--- What the task requires ---
Starting at the first line of the listing below, retype each line up to and including the one that contains "(0,0) rectangle (914,441);". Leave pictures out.

--- Information provided ---

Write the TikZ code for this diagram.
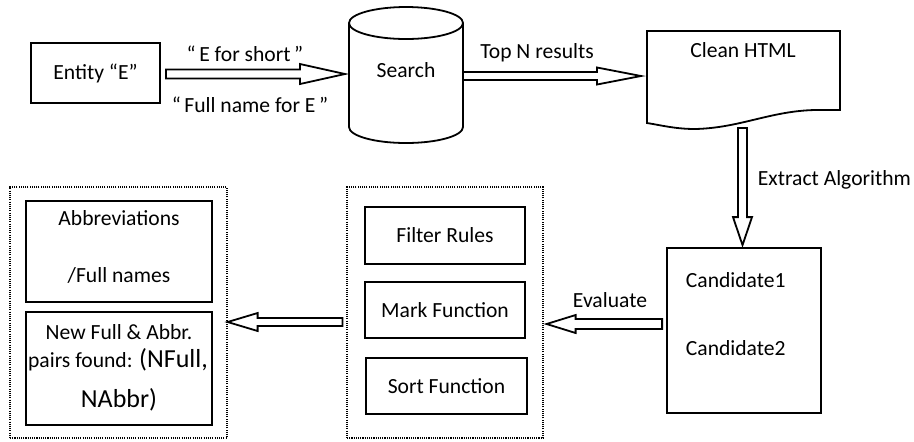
\documentclass[tikz,border=0pt]{standalone}
\usepackage{fontspec}
\setmainfont{Carlito}
\usetikzlibrary{calc,fit}
\newcommand\blockarrow[5]{%
  \coordinate (ba-b) at ($(#2)!#4!(#1)$);
  \draw[blk] ($(#1)!#3!90:(#2)$) -- ($(ba-b)!#3!90:(#2)$) -- ($(ba-b)!#5!90:(#2)$)
    -- (#2) -- ($(ba-b)!#5!-90:(#2)$) -- ($(ba-b)!#3!-90:(#2)$) -- ($(#1)!#3!-90:(#2)$) -- cycle;}
\begin{document}
\begin{tikzpicture}[x=0.5pt,y=-0.5pt, line width=0.9pt,
  font=\fontsize{10.8}{13}\selectfont,
  box/.style={draw, rectangle, inner sep=0pt},
  dotbox/.style={draw, dash pattern=on 0.55pt off 0.55pt, line width=0.6pt, inner sep=0pt},
  blk/.style={draw, line width=0.9pt, line join=miter, fill=white},
  txt/.style={inner sep=0pt},
  big/.style={font=\fontsize{13}{15}\selectfont}]
\useasboundingbox (0,0) rectangle (914,441);

% Entity
\node[box, fit={(31,43) (160,103)}, label={[txt]center:Entity “E”}] (ent) {};
% Cylinder
\draw[fill=white] (349,23) -- (349,127) arc[start angle=180, end angle=0, x radius=57, y radius=16] -- (463,23);
\draw (406,23) ellipse [x radius=57, y radius=16];
\node[txt] (srch) at (406,70) {Search};
\coordinate (cylL) at (349,74);
\coordinate (cylR) at (463,76);
% Clean HTML
\draw (647,31) -- (840,31) -- (840,110) -- (815,110) .. controls (770,111) and (740,128) .. (695,129)
  .. controls (675,129) and (660,125) .. (647,123) -- cycle;
\node[txt] (html) at (743,50) {Clean HTML};
\coordinate (htmlL) at (641,76);
\coordinate (htmlB) at (742.5,128);
% Candidates
\node[box, fit={(667,248) (821,413)}] (cand) {};
\node[txt, anchor=west] (c1) at (685,280) {Candidate1};
\node[txt, anchor=west] (c2) at (685,348) {Candidate2};
% middle group
\node[dotbox, fit={(347,187) (543,438)}] (mid) {};
\node[box, fit={(365,207) (525,264)}, label={[txt]center:Filter Rules}] (filt) {};
\node[box, fit={(365,282) (525,338)}, label={[txt]center:Mark Function}] (mark) {};
\node[box, fit={(366,358) (527,414)}, label={[txt]center:Sort Function}] (sort) {};
% left group
\node[dotbox, fit={(10,187) (227,438)}] (res) {};
\node[box, fit={(26,201) (212,302)}] (abbr) {};
\node[txt] at (119,218) {Abbreviations};
\node[txt] at (119,275) {/Full names};
\node[box, fit={(26,312) (212,425)}] (newp) {};
\node[txt] at (119,332) {New Full \& Abbr.};
\node[txt] at (118,360) {pairs found: {\fontsize{13}{15}\selectfont (NFull,}};
\node[txt, big] at (119,400) {NAbbr)};

% arrows
\coordinate (a1s) at ($(ent.east)+(5,1)$);
\coordinate (a1t) at ($(cylL)+(-4,0)$);
\blockarrow{a1s}{a1t}{2.25pt}{22.5pt}{5pt}
\node[txt] at (245,54) {“\,E for short\,”};
\node[txt] at (250,105) {“\,Full name for E\,”};

\blockarrow{cylR}{htmlL}{2pt}{22pt}{4.25pt}
\node[txt] at (537,53) {Top N results};

\coordinate (a3t) at ($(cand.north)+(-1.5,-2)$);
\blockarrow{htmlB}{a3t}{2.25pt}{14pt}{4.75pt}
\node[txt, anchor=west] at (757,180) {Extract Algorithm};

\coordinate (a4s) at ($(cand.west)+(-4,-6.5)$);
\coordinate (a4t) at ($(mid.east)+(3,11.5)$);
\blockarrow{a4s}{a4t}{2.5pt}{14.5pt}{4.5pt}
\node[txt] at (610,300) {Evaluate};

\coordinate (a5s) at ($(mid.west)+(-4,9.5)$);
\coordinate (a5t) at ($(res.east)+(0,9.5)$);
\blockarrow{a5s}{a5t}{2pt}{15pt}{4.5pt}
\end{tikzpicture}
\end{document}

--- Written answer ---
Write the TikZ code for this diagram.
\documentclass[tikz,border=0pt]{standalone}
\usepackage{fontspec}
\setmainfont{Carlito}
\usetikzlibrary{calc,fit}
\newcommand\blockarrow[5]{%
  \coordinate (ba-b) at ($(#2)!#4!(#1)$);
  \draw[blk] ($(#1)!#3!90:(#2)$) -- ($(ba-b)!#3!90:(#2)$) -- ($(ba-b)!#5!90:(#2)$)
    -- (#2) -- ($(ba-b)!#5!-90:(#2)$) -- ($(ba-b)!#3!-90:(#2)$) -- ($(#1)!#3!-90:(#2)$) -- cycle;}
\begin{document}
\begin{tikzpicture}[x=0.5pt,y=-0.5pt, line width=0.9pt,
  font=\fontsize{10.8}{13}\selectfont,
  box/.style={draw, rectangle, inner sep=0pt},
  dotbox/.style={draw, dash pattern=on 0.55pt off 0.55pt, line width=0.6pt, inner sep=0pt},
  blk/.style={draw, line width=0.9pt, line join=miter, fill=white},
  txt/.style={inner sep=0pt},
  big/.style={font=\fontsize{13}{15}\selectfont}]
\useasboundingbox (0,0) rectangle (914,441);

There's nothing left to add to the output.